Who Will Step Up to the Plate?


Will some company jump in and be the first to build large accessible databases of video? I don't know. It involves a major investment in a non-existent business and assumes users will be willing to pay for access. The situation is not unlike the one that existed prior to telephones being installed in every home or the one that existed prior to everyone having a television.

Creating the necessary infrastructure and the necessary software and collecting the necessary video is a complex and expensive task. And, of course, we have the classic chicken and egg problem here. No one wanted to spend serious money on television programming until everyone had a television and until advertisers were willing to foot the bill. Similarly, no one is going to spend the money to provide what I have described until the profit possibilities are clear or until advertisers decide that this is an important new medium. So we will have to wait to see how this all plays out.

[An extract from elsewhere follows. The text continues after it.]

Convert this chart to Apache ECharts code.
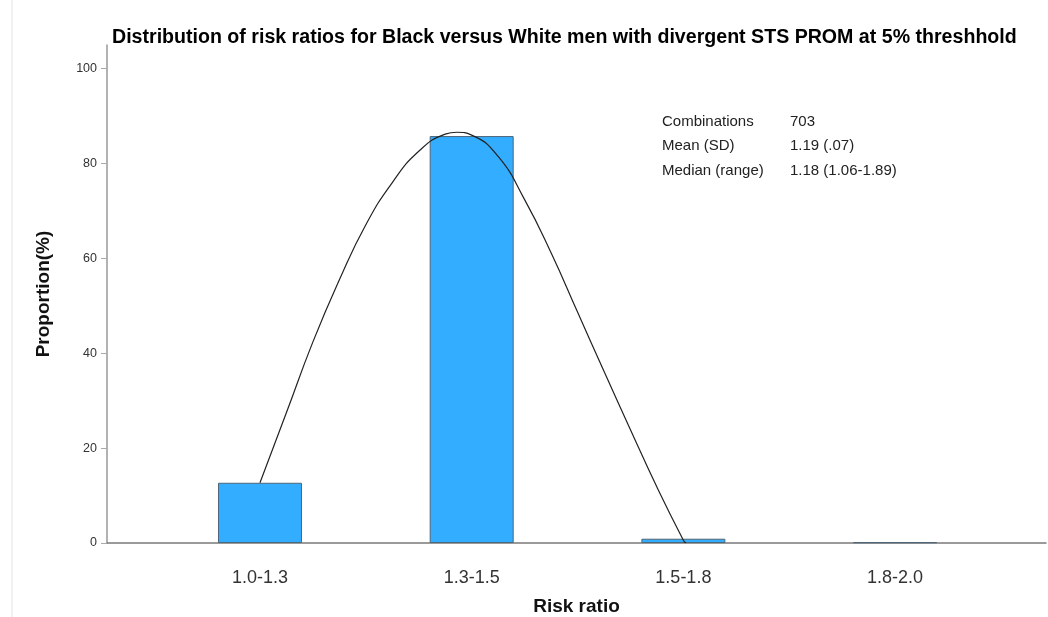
<html lang="en">

<head>
    <meta charset="UTF-8">
    <title>Risk ratio distribution</title>
    <style>
        html, body { margin: 0; padding: 0; background: #fff; }
        #echart { width: 1048px; height: 617px; }
    </style>
</head>

<body>
<div id="echart"></div>
<script src="https://cdn.jsdelivr.net/npm/echarts@6/dist/echarts.min.js"></script>
<script>
    // categories on the x axis, one bar per bin
    const categories = ['1.0-1.3', '1.3-1.5', '1.5-1.8', '1.8-2.0']
    const proportions = [12.7, 85.8, 0.9, 0.15]
    const yTicks = [0, 20, 40, 60, 80, 100]

    // fitted curve: [bin position, proportion]
    const curveX = [0, 0.125, 0.25, 0.375, 0.5, 0.625, 0.75, 0.875, 0.93, 1.0, 1.125, 1.25, 1.375, 1.5, 1.625, 1.75, 1.875, 2.0, 2.012]
    const curveY = [12.7, 27.5, 42.4, 55.5, 67.1, 76.0, 82.6, 86.2, 86.6, 86.0, 81.5, 72.4, 61.2, 48.7, 36.2, 23.9, 11.8, 0.6, 0]

    // summary box
    const statNames = ['Combinations', 'Mean (SD)', 'Median (range)']
    const statValues = ['703', '1.19 (.07)', '1.18 (1.06-1.89)']

    const font = 'Liberation Sans, Arial, sans-serif'
    const echart = echarts.init(document.getElementById('echart'))

    const statText = []
    statNames.forEach((name, i) => {
        statText.push({
            type: 'text', left: 662, top: 114 + i * 24.5,
            style: { text: name, font: '15px ' + font, fill: '#222' }
        })
        statText.push({
            type: 'text', left: 790, top: 114 + i * 24.5,
            style: { text: statValues[i], font: '15px ' + font, fill: '#222' }
        })
    })

    echart.setOption({
        animation: false,
        title: {
            text: 'Distribution of risk ratios for Black versus White men with divergent STS PROM at 5% threshhold',
            left: 107,
            top: 23,
            textStyle: { fontFamily: font, fontSize: 19.6, fontWeight: 'bold', color: '#000' }
        },
        grid: { left: 107, right: 2, top: 45, bottom: 74, outerBoundsMode: 'none', containLabel: false },
        xAxis: {
            type: 'value',
            min: -0.7227,
            max: 3.713,
            name: 'Risk ratio',
            nameLocation: 'middle',
            nameGap: 54,
            nameTextStyle: { fontFamily: font, fontSize: 19, fontWeight: 'bold', color: '#111' },
            axisLine: { lineStyle: { color: '#7a7a7a', width: 1.5 } },
            axisTick: { show: false },
            splitLine: { show: false },
            axisLabel: {
                customValues: [0, 1, 2, 3],
                formatter: v => categories[Math.round(v)],
                fontFamily: font, fontSize: 18, color: '#333', margin: 26
            }
        },
        yAxis: {
            type: 'value',
            min: 0,
            max: 105,
            name: 'Proportion(%)',
            nameLocation: 'middle',
            nameGap: 54,
            nameTextStyle: { fontFamily: font, fontSize: 19, fontWeight: 'bold', color: '#111' },
            axisLine: { show: true, onZero: false, lineStyle: { color: '#999', width: 1.5 } },
            axisTick: { show: true, customValues: yTicks, length: 6, lineStyle: { color: '#aaa' } },
            splitLine: { show: false },
            axisLabel: { customValues: yTicks, fontFamily: font, fontSize: 12.5, color: '#333', margin: 10 }
        },
        series: [{
            type: 'bar',
            barWidth: 84,
            data: proportions.map((v, i) => [i, v]),
            itemStyle: { color: '#33adff', borderColor: '#4d6678', borderWidth: 1 }
        }, {
            type: 'line',
            smooth: 0.5,
            showSymbol: false,
            data: curveX.map((x, i) => [x, curveY[i]]),
            lineStyle: { color: '#222', width: 1.2 },
            z: 3
        }],
        graphic: [{
            type: 'line',
            shape: { x1: 12, y1: 0, x2: 12, y2: 617 },
            style: { stroke: '#e2e2e2', lineWidth: 1 }
        }].concat(statText)
    })
</script>
</body>

</html>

In the meantime, allow me to make two predictions. First, the company that steps up to this market will make a fortune. This is the telephone business all over again. Everyone will want one, and the first one in will be way ahead of everybody else. Second, when all this happens the education problem will be over. Once people see that the world of information is really at their fingertips in a way that is easy to access and simple and fun to explore, people will realize that school is no longer the real provider of education. Children will never want to get off these new fully video-connected computers and their parents will be happy to see them so intellectually involved. The coming video database infrastructure will make for a more informed populace, one that finds out what it wants to know when it wants to know it.